The slow pace of the first degree murder trial for Kenneth H. Botham Jr. took another setback this morning, when one of the members of the temporary jury panel reported ill.

The result was that this morning’s session in Mesa County District Court was devoted almost wholly to a continued quest for a 14th member to round out the first panel to be accepted.  It includes 12 jurors and two alternates.

Botham is being tried for the murders, about Aug. 23, 1975, of his wife, Patricia, and her neighbors, Mrs. Linda Miracle, and children, Troy and Chad.

Shortly after noon, and following questioning of three prospective women jurors, one woman was accepted.

Peremptory challenges due

If no other problems develop and that juror is accepted early this afternoon, the defense and prosecution can begin peremptory challenges, in which jurors may be removed without stating a reason.

Each side has 17 peremptory challenges, and other panel members brought in to fill vacancies will be subjected to the same lengthy questioning for cause before they are accepted or rejected.

Meanwhile, midway through the morning hearing, Dep. State Public Defender Lee Foreman moved for a change of venue, on the basis of a Wednesday night article in The Daily Sentinel and an earlier article in The Denver Post.

Lawyer objects

Foreman objected to a sentence in The Sentinel article which read that the district attorney had charged the public defender’s office with leaking information.

Foreman also quoted the Denver Post article, detailing an interview with a prosecution witness. The Post article was the basis for a Wednesday morning hearing, in which Dist. Atty. Terrance Farina questioned whether there had been a leak.

Foreman told Dist. Judge William Ela that “a lot of time has been spent talking about possible bad effects . . . things tending to disfavor (Botham).”

The public defender said that the impact of The Daily Sentinel story was that it called into question the integrity of the lawyers defending Botham.

Meaning debated

“I don’t recall that kind of sentiment (a charge against the public defender’s office) stated by (the district attorney).  Nonetheless, it was so reported,” Foreman said.  He added that he felt Farina had specifically indicated that neither Foreman or the other public defender in the case, Edward Lipton, was a party to any revelations.

Judge Ela denied the motion for change of venue, noting that members of the jury panel have been instructed not to examine newspapers.  He said he has no reason to disbelieve they would follow his instruction.

However, he indicated that he may decide to offer an “oblique question” to the panel as a whole, to find out if they have had any problems on following instructions not to read newspapers or listen to news reports.

Accusation denied

Farina told a reporter later that in his questioning about the possibility of a leak he had not been accusing either Foreman or Lipton and that he feels they did not leak information.

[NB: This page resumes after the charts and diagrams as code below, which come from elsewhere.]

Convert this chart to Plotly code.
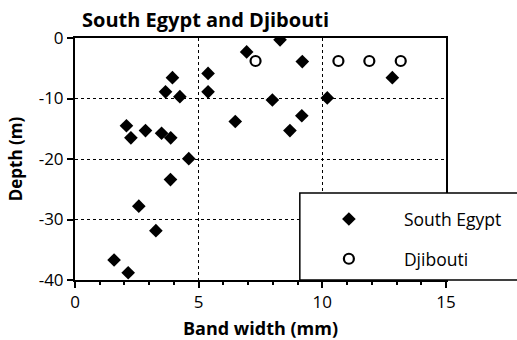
import plotly.graph_objects as go

# Band width (mm) and depth (m) of each sample
egypt_width = [1.58, 2.15, 2.58, 3.27, 3.86, 4.60, 2.08, 2.26, 2.85, 3.50,
               3.87, 3.66, 3.94, 4.24, 5.38, 5.38, 6.48, 6.94, 8.29, 9.19,
               7.98, 9.17, 8.69, 10.20, 12.83]
egypt_depth = [-36.7, -38.8, -27.8, -31.85, -23.4, -19.95, -14.5, -16.5, -15.3, -15.75,
               -16.5, -8.9, -6.55, -9.7, -5.85, -8.9, -13.8, -2.3, -0.3, -3.9,
               -10.25, -12.85, -15.3, -9.9, -6.55]

djibouti_width = [7.30, 10.65, 11.90, 13.17]
djibouti_depth = [-3.8, -3.8, -3.8, -3.8]

x_ticks = [0, 5, 10, 15]
x_tick_text = ["0", "5", "10", "15"]
y_ticks = [0, -10, -20, -30, -40]
y_tick_text = ["0", "-10", "-20", "-30", "-40"]

FONT = "Open Sans"

fig = go.Figure()
fig.add_trace(go.Scatter(
    x=egypt_width, y=egypt_depth, mode="markers", name="South Egypt",
    legendgroup="egypt",
    marker=dict(symbol="diamond", size=10.5, color="black"),
))
fig.add_trace(go.Scatter(
    x=djibouti_width, y=djibouti_depth, mode="markers", name="Djibouti",
    legendgroup="djibouti",
    marker=dict(symbol="circle-open", size=10, color="black", line=dict(width=2.2)),
))

# white box framing the legend, overlapping the lower-right of the plot
fig.add_shape(type="rect", xref="paper", yref="paper",
              x0=0.606, x1=1.3, y0=0.0, y1=0.36,
              fillcolor="white", line=dict(color="black", width=1.5),
              layer="above")

axis_common = dict(
    showline=True, linecolor="black", linewidth=2, mirror=True,
    ticks="outside", tickcolor="black", tickwidth=1.5, ticklen=6,
    showgrid=True, gridcolor="black", gridwidth=1, griddash="dot",
    zeroline=False, automargin=False,
    tickfont=dict(family=FONT, size=17, color="black"),
)

fig.update_xaxes(
    range=[0, 15], tickvals=x_ticks, ticktext=x_tick_text,
    minor=dict(dtick=1, ticks="outside", ticklen=3, tickwidth=1.5,
               tickcolor="black", showgrid=False),
    title=dict(text="<b>Band width (mm)</b>", standoff=12,
               font=dict(family=FONT, size=18, color="black")),
    **axis_common,
)
fig.update_yaxes(
    range=[-40, 0], tickvals=y_ticks, ticktext=y_tick_text,
    title=dict(text="<b>Depth (m)</b>", standoff=12,
               font=dict(family=FONT, size=17, color="black")),
    **axis_common,
)

fig.update_layout(
    width=517, height=340,
    margin=dict(l=75, r=71, t=38, b=60, autoexpand=False),
    paper_bgcolor="white", plot_bgcolor="white",
    title=dict(text="<b>South Egypt and Djibouti</b>", xref="paper", x=0.019,
               xanchor="left", yref="container", y=0.941, yanchor="middle",
               font=dict(family=FONT, size=20, color="black")),
    showlegend=True,
    legend=dict(x=0.590, y=0.326, xanchor="left", yanchor="top",
                bgcolor="rgba(0,0,0,0)", borderwidth=0,
                tracegroupgap=14, itemwidth=100,
                font=dict(family=FONT, size=17.5, color="black")),
)

fig.write_html("out.html")
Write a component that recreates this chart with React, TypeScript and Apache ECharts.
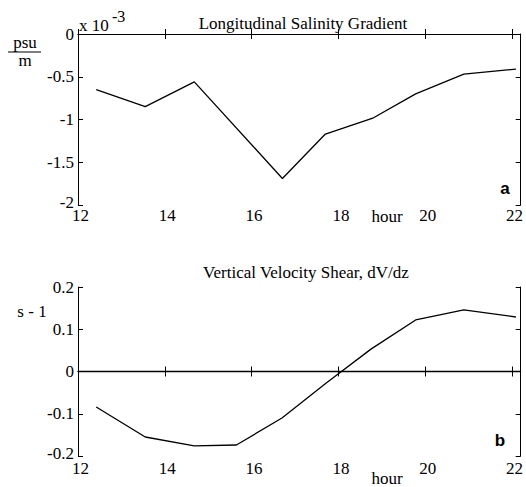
import React, { useEffect, useRef } from "react";
import * as echarts from "echarts";

// Panel a: longitudinal salinity gradient (units of 1e-3 psu/m)
const hoursA = [12.42, 13.55, 14.68, 16.71, 17.7, 18.81, 19.78, 20.89, 22.09];
const salinityGradient = [-0.65, -0.85, -0.56, -1.69, -1.17, -0.98, -0.7, -0.47, -0.41];

// Panel b: vertical velocity shear dV/dz (s^-1)
const hoursB = [12.42, 13.55, 14.68, 15.65, 16.7, 17.72, 18.75, 19.78, 20.89, 22.09];
const velocityShear = [-0.084, -0.155, -0.176, -0.174, -0.11, -0.027, 0.053, 0.122, 0.146, 0.129];

const titleA = "Longitudinal Salinity Gradient";
const titleB = "Vertical Velocity Shear, dV/dz";

const SERIF = "Liberation Serif";

export default function App() {
  const ref = useRef<HTMLDivElement>(null);
  useEffect(() => {
    if (!ref.current) return;
    const chart = echarts.init(ref.current, null, { renderer: "svg" });
    const axisLine = { show: true, lineStyle: { color: "#000", width: 1 } };
    const tick = { show: true, inside: true, length: 5, lineStyle: { color: "#000" } };
    const lbl = { color: "#000", fontFamily: SERIF, fontSize: 17, fontWeight: "normal" };
    const xBase = (grid: number, pos: "bottom" | "top", margin: number) => ({
      type: "value",
      gridIndex: grid,
      position: pos,
      min: 12,
      max: 22.2,
      interval: 2,
      axisLine,
      axisTick: tick,
      splitLine: { show: false },
      axisLabel:
        pos === "bottom"
          ? { ...lbl, margin, showMaxLabel: false, padding: [0, 0, 0, 5] }
          : { show: false },
    });
    const yBase = (grid: number, pos: "left" | "right", min: number, max: number, interval: number) => ({
      type: "value",
      gridIndex: grid,
      position: pos,
      min,
      max,
      interval,
      axisLine,
      axisTick: tick,
      splitLine: { show: false },
      axisLabel:
        pos === "left"
          ? {
              ...lbl,
              margin: 4,
              formatter: (v: number) => (Math.abs(v - min) < 1e-9 ? `{lo|${v}}` : `${v}`),
              rich: { lo: { ...lbl, padding: [0, 0, 6, 0] } },
            }
          : { show: false },
    });
    const txt = (text: string, x: number, y: number, size = 17, extra: any = {}) => ({
      type: "text",
      x,
      y,
      style: {
        text,
        font: `${size}px ${SERIF}`,
        fill: "#000",
        textAlign: "center",
        textVerticalAlign: "middle",
        ...extra,
      },
    });
    chart.setOption({
      animation: false,
      backgroundColor: "#fff",
      textStyle: { fontFamily: SERIF, color: "#000" },
      grid: [
        { left: 78, right: 5, top: 34, height: 171 },
        { left: 78, right: 5, top: 287, height: 169 },
      ],
      xAxis: [
        xBase(0, "bottom", 2),
        xBase(0, "top", 0),
        xBase(1, "bottom", 4),
        xBase(1, "top", 0),
      ],
      yAxis: [
        yBase(0, "left", -2, 0, 0.5),
        yBase(0, "right", -2, 0, 0.5),
        yBase(1, "left", -0.2, 0.2, 0.1),
        yBase(1, "right", -0.2, 0.2, 0.1),
      ],
      series: [
        {
          type: "line",
          xAxisIndex: 0,
          yAxisIndex: 0,
          data: hoursA.map((h, i) => [h, salinityGradient[i]]),
          showSymbol: false,
          lineStyle: { color: "#000", width: 1.3 },
        },
        {
          type: "line",
          xAxisIndex: 2,
          yAxisIndex: 2,
          data: hoursB.map((h, i) => [h, velocityShear[i]]),
          showSymbol: false,
          lineStyle: { color: "#000", width: 1.3 },
          markLine: {
            silent: true,
            symbol: "none",
            label: { show: false },
            lineStyle: { color: "#000", width: 1.3, type: "solid" },
            data: [{ yAxis: 0 }],
          },
        },
      ],
      graphic: [
        txt(titleA, 303, 23),
        txt(titleB, 306, 272),
        txt("x 10", 79, 25, 17, { textAlign: "left" }),
        txt("-3", 112, 16, 16, { textAlign: "left" }),
        txt("psu", 25, 42),
        { type: "line", shape: { x1: 8, y1: 52, x2: 41, y2: 52 }, style: { stroke: "#000", lineWidth: 1.2 } },
        txt("m", 25, 60),
        txt("s - 1", 32, 311),
        { type: "text", x: 505, y: 188, style: { text: "a", font: `bold 17px Liberation Sans`, fill: "#000", textAlign: "center", textVerticalAlign: "middle" } },
        { type: "text", x: 500, y: 440, style: { text: "b", font: `bold 17px Liberation Sans`, fill: "#000", textAlign: "center", textVerticalAlign: "middle" } },
        txt("hour", 387, 216),
        txt("hour", 387, 478),
      ],
    });
    return () => chart.dispose();
  }, []);
  return (
    <div
      ref={ref}
      style={{ position: "fixed", left: 0, top: 0, width: 526, height: 487, background: "#fff" }}
    />
  );
}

After the hearing on the possibility of a leak Wednesday, Truman Haley, the witness who was interviewed, and his wife have both been ordered by the judge not to talk about any information except to defense and prosecution lawyers.

As the morning session ended, Farina noted to Judge Ela that the jury selection process to date has been lengthy.

“I’m going to try to cut that down,” Judge Ela replied.

But Foreman, indicating he thinks such lengthy, intensive questioning is necessary, said: “This isn’t a petty theft case.”